During the holiday season, everyone wants to eat, drink and be merry. But if you’re watching your weight or trying to slim down, it’s OK to skip seconds or dessert once you’ve had your fill.
“Taking an honest and sincere approach to food pushers may be the most effective way to handle this group of people,” says Tara Tomaino, RD, a registered dietitian and nutrition director at The Park in Berkeley Heights, New Jersey.
But doing so with poise can be challenging. To say no to more without offending family and friends, use these conversation prompts for four of the most common types of food pushers.
“C’mon — just have one, so I don’t feel guilty!” At holiday parties with friends or coworkers, peer pressure can make it difficult to say no to high-calorie cocktails and junk food. “Sometimes, food pushers feel bad about themselves for what they are eating, and they want others to join in,” says Tina Marinaccio, a registered dietitian in Morristown, New Jersey.

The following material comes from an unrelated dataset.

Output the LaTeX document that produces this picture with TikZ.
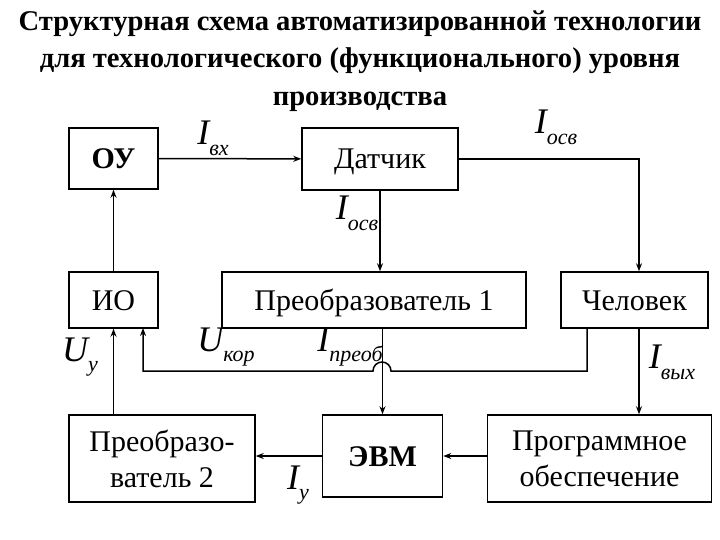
\documentclass[tikz,border=0pt]{standalone}
\usepackage{fontspec}
\setmainfont[Ligatures=TeX]{Liberation Serif}
\usetikzlibrary{arrows.meta}

\tikzset{
  blok/.style={draw,minimum width=#1,inner sep=0pt,font=\rmfamily\fontsize{30}{36}\selectfont},
  oneline/.style={text height=20pt,text depth=0pt},
  lab/.style={font=\rmfamily\fontsize{36}{36}\selectfont\itshape,inner sep=0pt},
  >={Stealth[length=8pt,width=6pt]}
}
\newcommand{\sig}[2]{#1\raisebox{-0.3em}{\fontsize{22}{22}\selectfont #2}}

\begin{document}
\begin{tikzpicture}[x=1pt,y=-1pt,line width=1.5pt]
  \useasboundingbox (0,0) rectangle (720,540);
  % title
  \node[font=\rmfamily\fontsize{28.6}{37.5}\selectfont\bfseries,align=center] (title) at (360,61)
    {Структурная схема автоматизированной технологии\\
     для технологического (функционального) уровня\\
     производства};
  % blocks
  \node[blok=89pt,oneline,minimum height=61pt,font=\rmfamily\fontsize{30}{32}\selectfont\bfseries] (ou) at (113.5,158.5) {ОУ};
  \node[blok=156pt,oneline,minimum height=62pt] (sensor) at (380,159) {Датчик};
  \node[blok=89pt,oneline,minimum height=56pt] (io) at (113.5,300) {ИО};
  \node[blok=304pt,oneline,minimum height=56pt] (conv1) at (374,300) {Преобразователь 1};
  \node[blok=147pt,oneline,minimum height=56pt] (human) at (634.5,300) {Человек};
  \node[blok=186pt,minimum height=87pt,align=center] (conv2) at (162,458.5) {Преобразо-\\ватель 2};
  \node[blok=120pt,oneline,minimum height=82pt,font=\rmfamily\fontsize{30}{32}\selectfont\bfseries] (evm) at (382.5,456) {ЭВМ};
  \node[blok=224pt,minimum height=87pt,align=center] (soft) at (599.5,458.5) {Программное\\обеспечение};
  % connections
  \coordinate (hr) at ([xshift=4.5pt]human.north);
  \coordinate (hb) at ([xshift=4.5pt]human.south);
  \coordinate (hl) at ([xshift=-47.5pt]human.south);
  \draw[->] (ou) -- (sensor);
  \draw[->] (sensor.east) -| (hr);
  \draw[->] (sensor.south) -- (sensor.south |- conv1.north);
  \draw[->] (conv1.south -| evm) -- (evm.north);
  \draw[->] (hl) |- (391,371) arc[start angle=0,end angle=180,radius=9pt]
     -- (143,371) -- (143,328);
  \draw[->] (hb) -- (hb |- soft.north);
  \draw[->] (soft.west |- evm) -- (evm.east);
  \draw[->] (evm.west) -- (evm.west -| conv2.east);
  \draw[->] (conv2.north -| io) -- (io.south);
  \draw[->] (io.north) -- (ou.south);
  % labels
  \node[lab] (ivx) at (213,138) {\sig{I}{вх}};
  \node[lab] (iosv1) at (556,127) {\sig{I}{осв}};
  \node[lab] (iosv2) at (357,213) {\sig{I}{осв}};
  \node[lab] (uu) at (80,357) {\sig{U}{у}};
  \node[lab] (ukor) at (226,347) {\sig{U}{кор}};
  \node[lab] (ipreob) at (350,347) {\sig{I}{преоб}};
  \node[lab] (ivyx) at (672,362) {\sig{I}{вых}};
  \node[lab] (iu) at (298,485) {\sig{I}{у}};
\end{tikzpicture}
\end{document}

How to deal: Blame your healthcare provider
“Stay ahead of this by making sure people at the gathering already know you’re trying to eat healthier,” says Marinaccio. One response: “I’d love to have some, but I have a health concern, and my doctor or dietitian advised that I skip out on certain foods for now.” It’s tough to argue with a professional recommendation for your health.
“You must have seconds! It’s your favorite! I know you want more!” Sound familiar? Sometimes, people just can’t take a hint, but being direct can ensure you’re not stuck repeating yourself all visit long.
How to deal: Tell them you’re full
Simply tell them you’re satisfied, suggests Kayla Girgen, RD. A helpful prompt: “That looks wonderful, but I am stuffed. Another bite would put me over the edge!”
It’s a common response when you share that you’re trying to slim down: “Why are you trying to lose weight? You look great!” This person might just want everyone to relax and have fun or they could be jealous of your weight-loss progress.
How to deal: Change the subject
Share what you’re comfortable sharing about your health journey, kindly accept compliments, and then change the subject, suggests Tomaino. For example: “Thank you! I feel really healthy and energized since I’ve started working on my health and eating habits. Enough about me, though. Tell me about this upcoming trip of yours!”
For so many of us, food is a love language — which makes it especially hard to say no to something made especially for you. “One key thing to remember with food pushers is that they are often spreading love and cheer through food,” says Sarah Schlichter, RD, a registered dietitian who teaches intuitive eating. But you can say yes to a gift from a loved one without eating it right away (or at all).
How to deal: Ask for a take-home portion
To politely decline without hurting anyone’s feelings, try a response like this: “Thank you for offering — it smells and looks delicious, but I’m full right now. Could you pack a portion for me to take home with me so I can enjoy some leftovers tomorrow?”
“When and how you eat is no one’s business but your own,” says Tomaino. “Before you attend gatherings or parties, practice a few responses to help you exude confidence and poise in the face of food pushers.”
To stay on track with your health goals and avoid holiday weight gain, go in with a strategy like filling half of your dinner plate with veggies or bringing your own healthy dessert. However, if you veer off course a little, remember that’s OK, too. “Be mindful, but don’t forget to give yourself some grace during the holiday season,” says Girgen. “No one eats perfectly.”